From a legal standpoint, what sort of punishment could I expect should I decide to protest the U.S. Government and take over a remote federal building with 100 of my closest friends and militia members?

Let's assume:

  • This takes place in the U.S. State of Oregon
  • Someone with authority has asked me to quit my occupation and leave
  • At least one of my followers has openly described us as ready to do violence, though not directed at any specific individual
  • I and my compatriots are carrying weapons where they're (most likely?) not allowed to
  • I stay there for a week and decide to go home

I know the answers may be a bit subjective in that there is probably a wide range of statutes that could be brought to bear. Let's also assume that shipping me and my 100 friends off to Guantanamo as a bunch of terrorists is off the table.

Given this, what relevant federal statutes are there that could be used against me and what penalties do they proscribe?

  • 1
    The assumptions seem awfully precise. Are you planning something?
    – phoog
    Jan 7, 2016 at 20:50
  • 1
    Me personally? No. I'm asking for a friend. Jan 7, 2016 at 20:51
  • Are you taking over said building in the middle of Winter when it is not actively used and known to unoccupied?
    – Mohair
    Jan 7, 2016 at 22:20
  • 1
    @Mohair hypothetically? that sounds probably like a good time, less chance of running into people that way. Jan 7, 2016 at 23:11
  • I'm left thinking about the occupation of Alcatraz and other historical examples that one could draw upon. Jan 7, 2016 at 23:21

1 Answer 1


Worst case:

18 U.S. Code § 2381 - Treason

Whoever, owing allegiance to the United States, levies war against them or adheres to their enemies, giving them aid and comfort within the United States or elsewhere, is guilty of treason and shall suffer death, or shall be imprisoned not less than five years and fined under this title but not less than $10,000; and shall be incapable of holding any office under the United States.

More likely:

18 U.S. Code § 2383 - Rebellion or insurrection

Whoever incites, sets on foot, assists, or engages in any rebellion or insurrection against the authority of the United States or the laws thereof, or gives aid or comfort thereto, shall be fined under this title or imprisoned not more than ten years, or both; and shall be incapable of holding any office under the United States.


18 U.S. Code § 2384 - Seditious conspiracy

If two or more persons in any State or Territory, or in any place subject to the jurisdiction of the United States, conspire to overthrow, put down, or to destroy by force the Government of the United States, or to levy war against them, or to oppose by force the authority thereof, or by force to prevent, hinder, or delay the execution of any law of the United States, or by force to seize, take, or possess any property of the United States contrary to the authority thereof, they shall each be fined under this title or imprisoned not more than twenty years, or both.

Of course, there is a really, really good chance that your friend and his companions would be lawfully killed by law enforcement officers as part of their response to the insurrection.

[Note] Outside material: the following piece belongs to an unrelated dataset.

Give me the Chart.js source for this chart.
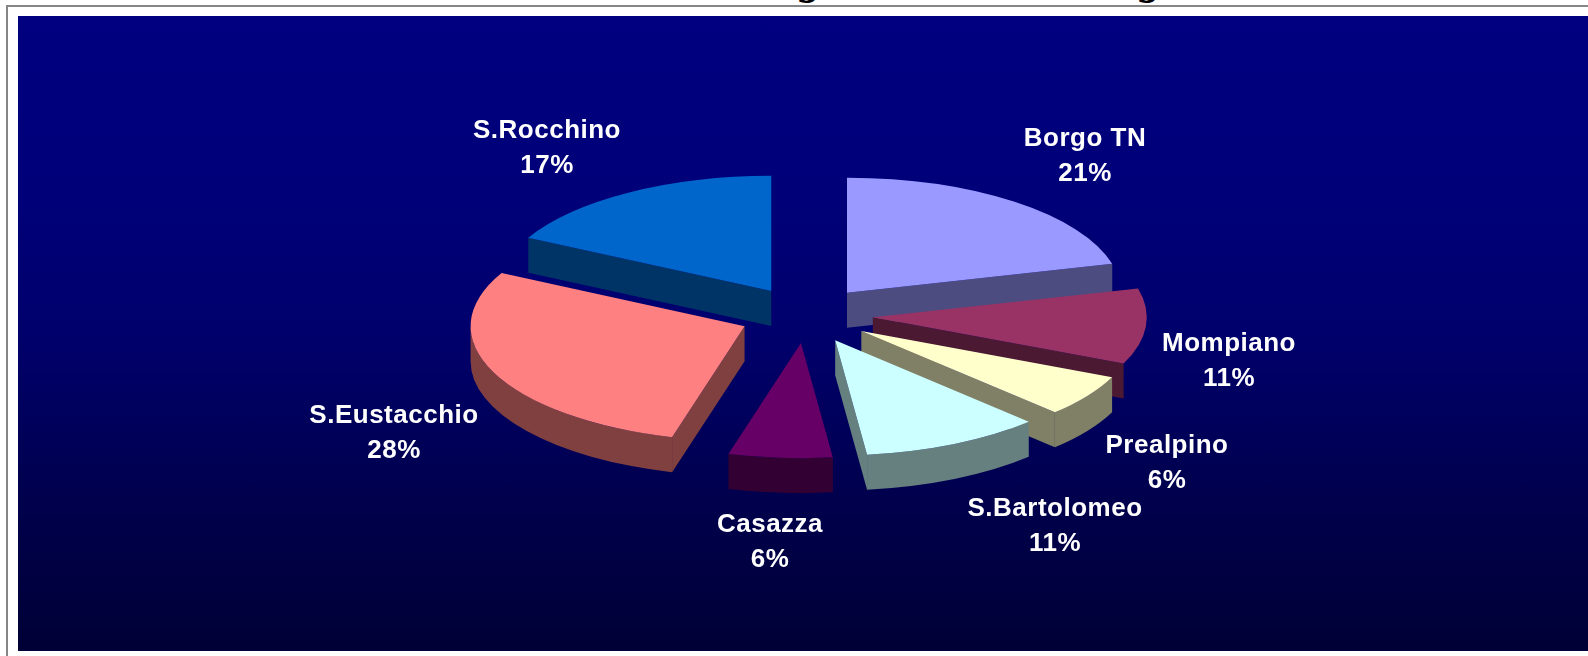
<!DOCTYPE html>
<html>
<head>
<meta charset="utf-8">
<script src="https://cdn.jsdelivr.net/npm/chart.js@4"></script>
<style>
  html, body { margin: 0; padding: 0; background: #fff; overflow: hidden; }
  #frameTop { position: absolute; left: 6px; top: 5px; right: 0; height: 2px; background: #868686; }
  #frameLeft { position: absolute; left: 6px; top: 5px; bottom: 0; width: 2px; background: #868686; }
  #wrap { position: absolute; left: 18px; top: 16px; width: 1570px; height: 635px;
          background: linear-gradient(#000080, #000078 30%, #00006c 50%, #00004e 75%, #000036); }
  #cutTitle { position: absolute; left: 0; top: 0; }
  #cutTitle text { font: italic bold 44px "Liberation Serif"; fill: #000; }
</style>
</head>
<body>
<svg id="cutTitle" width="1588" height="5"><text x="800" y="-6">g</text><text x="1140" y="-6">g</text></svg>
<div id="frameTop"></div>
<div id="frameLeft"></div>
<div id="wrap"><canvas id="myChart" width="1570" height="635"></canvas></div>
<script>
const zones = ['Borgo TN', 'Mompiano', 'Prealpino', 'S.Bartolomeo', 'Casazza', 'S.Eustacchio', 'S.Rocchino'];
const shares = [20.9, 10.6, 5.9, 10.6, 6.1, 28.3, 17.3];
const topColors = ['#9999FF', '#993366', '#FFFFCC', '#CCFFFF', '#660066', '#FF8080', '#0066CC'];
const sideColors = ['#4C4C80', '#4C1933', '#808066', '#668080', '#330033', '#804040', '#003366'];

// look of the fake 3D pie
const tilt = 0.42, depth = 35, explode = 67;
// label centres on the canvas (name line)
const labelAt = [[1067, 123], [1211, 328], [1149, 430], [1037, 493], [752, 509], [376, 400], [529, 115]];

function ellipsePoint(cx, cy, r, a) {
  return [cx + Math.cos(a) * r, cy + Math.sin(a) * r * tilt];
}

const fakePie3d = {
  id: 'fakePie3d',
  beforeDatasetsDraw(chart) {
    const ctx = chart.ctx;
    const arcs = chart.getDatasetMeta(0).data.map((arc, i) => ({arc, i}));
    arcs.sort((a, b) => Math.sin((a.arc.startAngle + a.arc.endAngle) / 2) - Math.sin((b.arc.startAngle + b.arc.endAngle) / 2));

    arcs.forEach(({arc, i}) => {
      const a0 = arc.startAngle, a1 = arc.endAngle, r = arc.outerRadius;
      const mid = (a0 + a1) / 2;
      const cx = arc.x + Math.cos(mid) * explode;
      const cy = arc.y + Math.sin(mid) * explode * tilt;
      ctx.save();
      ctx.fillStyle = sideColors[i];

      // flat cut faces, only the ones turned to the viewer
      [[a0, Math.cos(a0) < 0], [a1, Math.cos(a1) > 0]].forEach(([a, visible]) => {
        if (!visible) return;
        const p = ellipsePoint(cx, cy, r, a);
        ctx.beginPath();
        ctx.moveTo(cx, cy);
        ctx.lineTo(p[0], p[1]);
        ctx.lineTo(p[0], p[1] + depth);
        ctx.lineTo(cx, cy + depth);
        ctx.closePath();
        ctx.fill();
      });

      // rim, front half only
      const zero = Math.floor(a0 / (2 * Math.PI)) * 2 * Math.PI;
      const from = Math.max(a0, zero);
      const to = Math.min(a1, zero + Math.PI);
      if (to > from) {
        ctx.beginPath();
        ctx.ellipse(cx, cy, r, r * tilt, 0, from, to);
        ctx.ellipse(cx, cy + depth, r, r * tilt, 0, to, from, true);
        ctx.closePath();
        ctx.fill();
      }
      // top of the slice is the chart's own arc, squashed
      ctx.translate(cx, cy);
      ctx.scale(1, tilt);
      ctx.translate(-arc.x, -arc.y);
      arc.draw(ctx);
      ctx.restore();
    });
    return false;
  },
  afterDraw(chart) {
    const ctx = chart.ctx;
    const total = shares.reduce((s, v) => s + v, 0);
    ctx.save();
    ctx.fillStyle = '#fff';
    ctx.font = 'bold 26px "Liberation Sans"';
    ctx.letterSpacing = '0.5px';
    ctx.textAlign = 'center';
    ctx.textBaseline = 'middle';
    zones.forEach((name, i) => {
      const [x, y] = labelAt[i];
      ctx.fillText(name, x, y);
      ctx.fillText(Math.round(shares[i] / total * 100) + '%', x, y + 35);
    });
    ctx.restore();
  }
};

new Chart(document.getElementById('myChart'), {
  type: 'pie',
  data: {
    labels: zones,
    datasets: [{
      data: shares,
      backgroundColor: topColors,
      borderWidth: 0,
      radius: 274
    }]
  },
  options: {
    responsive: false,
    animation: false,
    layout: { padding: { left: 6, bottom: 37 } },
    plugins: { legend: { display: false }, tooltip: { enabled: false } }
  },
  plugins: [fakePie3d]
});
</script>
</body>
</html>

  • Honestly it wouldn't surprise me if Law Enforcement decided to take that approach given I (my friend) decided to do something so silly. Thank you. Jan 7, 2016 at 23:14
  • 1
    If it's treated as an insurrection (which I have to say is fairly unlikely), then it might be a soldier responding instead of a cop. The government can use the military to put down insurrections.
    – cpast
    Jan 8, 2016 at 0:20
  • @cpast would how the government chooses to respond in this example really matter? would they have to respond with either national guard or army troops in order for a charge of insurrection to stand? Jan 8, 2016 at 15:52
  • 2
    @watcher Legally, probably not. However, insurrection charges are extraordinarily unlikely for anything short of a full-on rebellion. An armed standoff with federal law enforcement is not going to be treated as an insurrection.